Esta associação instalou aparelhos de TV nos quartos do hospital e o ECAD resolveu cobrar os direitos autorais da reprodução dos programas. Neste processo, o ECAD utilizou os mesmos argumentos, citando o artigo 68 da LDA de novo.

No entanto, desta vez, o Superior Tribunal de Justiça considerou hotéis, motéis, clínicas e hospitais como locais de frequência pública. O Relator do caso, Ministro Ricardo Villas Bôas Cueva, não se utilizou da ponderação e decidiu pelo pagamento dos direitos autorais, dando ganho de causa ao ECAD.

 

A Regra dos Três Passos no Direito Autoral

Vimos que, embora a Lei de Direito Autoral tenha sua força, ela não é absoluta. Dessa forma, algumas restrições são necessárias para garantir o equilíbrio dos interesses, tanto dos titulares dos direitos quanto da sociedade.

Assim, as limitações podem acontecer de duas formas: intrínseca e extrínseca. Ou seja, as intrínsecas estão relacionadas à legislação, ao tempo e à extensão da proteção. Já as extrínsecas são restrições ao exercício da lei, corrigindo os abusos dos titulares.

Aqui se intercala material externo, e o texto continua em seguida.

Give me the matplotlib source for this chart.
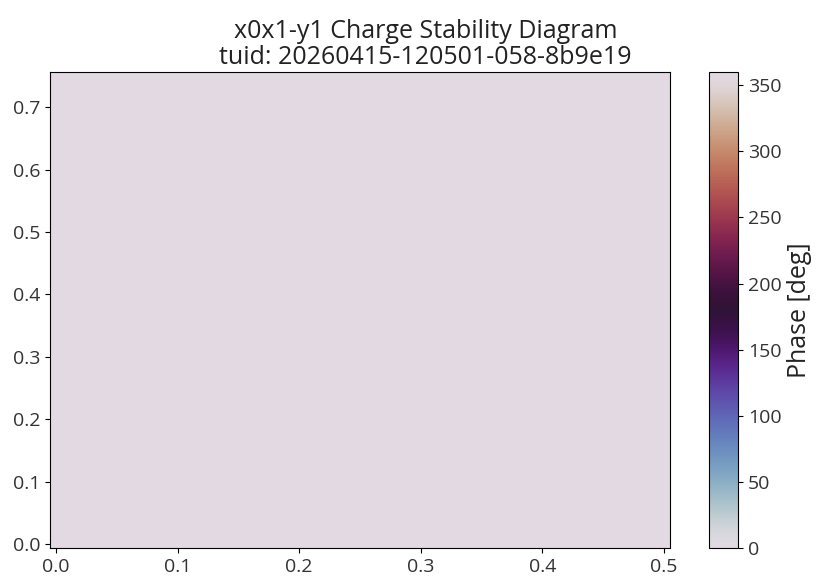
import matplotlib
matplotlib.use("Agg")
import matplotlib.pyplot as plt
import numpy as np

plt.rcParams['font.family'] = ['Open Sans', 'DejaVu Sans']

# sweep axes (setpoints) and measured phase
x0 = np.linspace(0.0, 0.5, 51)
x1 = np.linspace(0.0, 0.75, 61)
phase = np.zeros((len(x1), len(x0)))  # flat at 0 deg everywhere

title = "x0x1-y1 Charge Stability Diagram\ntuid: 20260415-120501-058-8b9e19"
cbar_label = "Phase [deg]"
cbar_ticks = [0, 50, 100, 150, 200, 250, 300, 350]

fig = plt.figure(figsize=(8.21, 5.88), dpi=100)
ax = fig.add_axes([50/821, 40/588, 620/821, 476/588])
cax = fig.add_axes([709/821, 40/588, 29/821, 476/588])

mesh = ax.pcolormesh(x0, x1, phase, cmap="twilight", vmin=0, vmax=360, shading="nearest")
ax.set_title(title, fontsize=18, color="#222222", x=0.606, pad=6, linespacing=1.05)
ax.tick_params(labelsize=14, labelcolor="#333333")

cb = fig.colorbar(mesh, cax=cax)
cb.set_ticks(cbar_ticks)
cb.ax.tick_params(labelsize=14, labelcolor="#333333")
cb.set_label(cbar_label, fontsize=18, color="#222222")

fig.savefig("out.png", dpi=100)
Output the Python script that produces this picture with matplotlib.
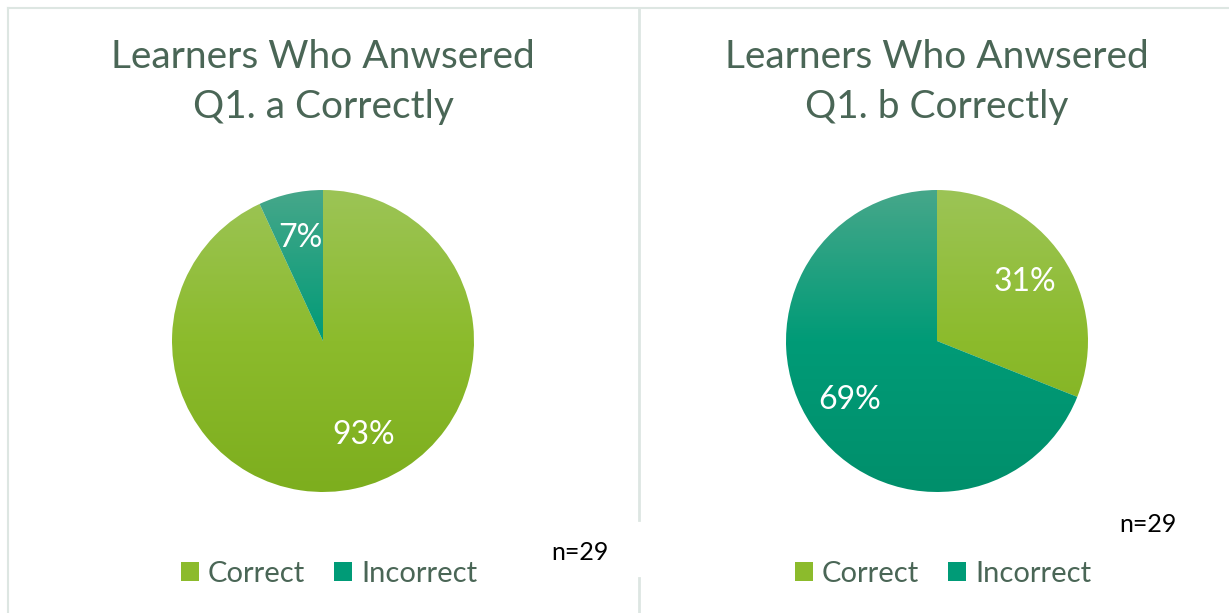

No entanto, as limitações ao Direito Autoral não podem ser arbitrárias, ou seja, devem ser baseadas em critérios fixos. Neste sentido, a aplicação da Regra dos Três Passos no processo de ponderação auxilia o STJ nas decisões. Contudo, a falta de uma cláusula geral sobre os usos livres dificulta a utilização da Regra pelos tribunais.